Dirty Market are a theatre collective based in South-east London who have adopted bricolage techniques for their productions, and their most recent Be Good Revolutionaries took place at the Oval House Theatre in Kennington, London. The sources for Be Good Revolutionaries are the last letter of Che Guevara to his children, Crime on Goat Island by Ugo Betti, and  Brecht’s Mother Courage and Her Children.

Be Good Revolutionaries is set in the claustrophobic world of a jungle hideaway in Latin America in 1967 where a rebel leader's wife Anna (a formidable performance by Juliet Prague), and her two daughters and one son live. Into this world comes a stranger who appears to know the long-lost leader. The stranger is a ‘Martin Guerre’ character who intrudes like in the Betti novel, but his presence is disastrous like in a Roman Polanski film.

Be Good Revolutionaries is reminiscent of Brecht’s Mother Courage where the devastating effects of war are portrayed, and Brecht points out the utter blindness and futility of those hoping to profit by it. Dirty Market have adopted Brechtian techniques for this production, demonstrating the ‘estrangement’ effect by using singing and music to interrupt or comment on the action. This is memorably performed by musician-singer Rebecca Thorn.

The production is noteworthy for the design by Susan Sowerby of the Mexican ‘los dias de los muertos’ artwork, ‘ofrenda’ shrines, skeletons and ‘calavera catrinas’ which give the performance the necessary ‘latin’ American ambience. This is augmented by the choreographed movements of the children, a soundtrack of flutes, Rebecca Thorn’s accordion, gunfire and helicopter rotors which bring to mind Coppola’s Apocalypse Now and Christopher Bruce’s modern ballet Ghost Dances which featured the Chilean folk of Inti Illimani. Be Good Revolutionaries is evocative of the music of songs like the Cuban ‘Guantanamera’ and Victor Jara’s Chilean anthem ‘Venceremos’.

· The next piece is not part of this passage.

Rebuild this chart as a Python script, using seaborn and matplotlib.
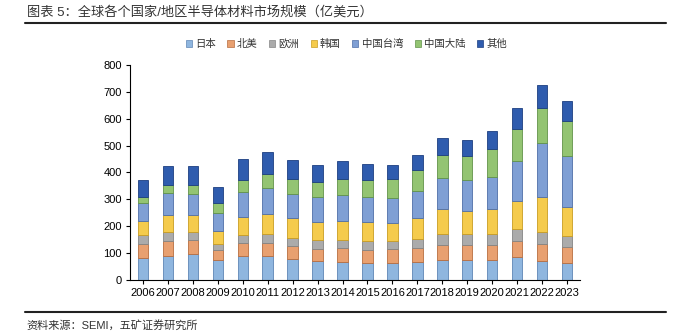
import matplotlib
matplotlib.use("Agg")
import matplotlib.pyplot as plt
import seaborn as sns
import numpy as np
import pandas as pd
from matplotlib.patches import Patch
from matplotlib.lines import Line2D

years = [str(y) for y in range(2006, 2024)]
japan   = [83, 91, 98, 76, 91, 89, 78, 70, 68, 63, 65, 68, 76, 76, 76, 84, 70, 65]
namer   = [52, 53, 51, 37, 47, 48, 50, 47, 52, 50, 51, 52, 56, 55, 55, 61, 63, 58]
europe  = [34, 36, 30, 22, 31, 35, 30, 32, 29, 31, 29, 32, 40, 39, 40, 45, 45, 42]
korea   = [50, 62, 61, 47, 65, 72, 71, 67, 70, 71, 68, 78, 91, 88, 94, 104, 130, 106]
taiwan  = [67, 82, 81, 69, 94, 100, 92, 91, 97, 94, 91, 102, 117, 115, 120, 150, 201, 192]
china   = [24, 30, 34, 34, 43, 50, 55, 56, 60, 62, 70, 77, 84, 87, 101, 119, 130, 130]
other   = [62, 69, 69, 62, 78, 83, 72, 66, 65, 61, 53, 57, 63, 61, 67, 77, 87, 73]

series_names = ["日本", "北美", "欧洲", "韩国", "中国台湾", "中国大陆", "其他"]
series_vals = [japan, namer, europe, korea, taiwan, china, other]
colors = ["#8fb6df", "#e8a070", "#ababab", "#f5cb4c", "#7f9fd4", "#93c472", "#2f5cae"]
edges = ["#5f86b5", "#b86d3f", "#858585", "#c99d22", "#4f6fa8", "#62934a", "#1d3f80"]

sns.set_theme(style="white")
plt.rcParams["font.family"] = ["Liberation Sans", "Noto Sans CJK SC", "DejaVu Sans"]
plt.rcParams["axes.unicode_minus"] = False

fig = plt.figure(figsize=(6.86, 3.35), dpi=100)
ax = fig.add_axes([0.1895, 0.1642, 0.6560, 0.6418])

bottom = np.zeros(len(years))
for name, vals, c, ec in zip(series_names, series_vals, colors, edges):
    df = pd.DataFrame({"year": years, "val": vals})
    sns.barplot(data=df, x="year", y="val", bottom=bottom, color=c, width=0.42,
                edgecolor=ec, linewidth=0.6, ax=ax, label=name, saturation=1)
    bottom = bottom + np.array(vals)

ax.set_xlim(-0.52, 17.52)
ax.set_ylim(0, 800)
ax.set_yticks(range(0, 801, 100))
ax.set_xlabel("")
ax.set_ylabel("")
for s in ["top", "right"]:
    ax.spines[s].set_visible(False)
for s in ["left", "bottom"]:
    ax.spines[s].set_color("black")
    ax.spines[s].set_linewidth(0.8)
ax.tick_params(axis="both", which="both", length=3, width=0.8, color="black",
               labelsize=8, labelcolor="black", direction="out", pad=3)
ax.tick_params(axis="y", left=True)
ax.tick_params(axis="x", bottom=True)
if ax.get_legend() is not None:
    ax.get_legend().remove()

handles = [Patch(facecolor=c, edgecolor=ec, linewidth=0.5) for c, ec in zip(colors, edges)]
fig.legend(handles, series_names, loc="center", bbox_to_anchor=(0.505, 0.869),
           ncol=7, frameon=False, fontsize=7.5, handlelength=0.6, handleheight=0.6,
           handletextpad=0.3, columnspacing=1.1, labelcolor="#333333")

fig.text(27 / 686, 1 - 12 / 335, "图表 5：全球各个国家/地区半导体材料市场规模（亿美元）",
         fontsize=9.5, color="#333333", va="center", ha="left")
fig.add_artist(Line2D([25 / 686, 666 / 686], [1 - 23 / 335] * 2, color="#222222", lw=1.5))
fig.add_artist(Line2D([25 / 686, 666 / 686], [1 - 311.5 / 335] * 2, color="#222222", lw=1.5))
fig.text(26 / 686, 1 - 325 / 335, "资料来源：SEMI，五矿证券研究所",
         fontsize=8, color="#333333", va="center", ha="left")

fig.savefig("out.png", dpi=100)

Che Guevara’s last letter to his children contained fatherly advice in the shape of “Grow up into good revolutionaries”, “Remember that it is the Revolution which is important” and a reminder that he was “a man who acted as he thought best and who has been absolutely faithful to his convictions”. Since the 1960’s, the famous Che image has been thoroughly ‘marketed’ and exploited by western capitalism. Che was captured and executed in 1967 in Bolivia where he was attempting to export the Cuban revolution, and conduct a Maoist “protracted peoples war”. This play includes the line “People have to die for change” and a glorification of “revolution”. Such romanticising of violent insurrection, and armed struggle is fundamental to Trotskyists and Leninists but all minority violent revolutions devour their own children.

Although Cuba is very popular with the Left, it is a one-party state, there are political prisoners, no freedom of the press,  no right to strike, price controls, goods rationing, a constitution based on the USSR,  a planned economy in the USSR ‘state capitalist’ mode, and essentially there  is ‘commodity nature of production’, and therefore is not a socialist society.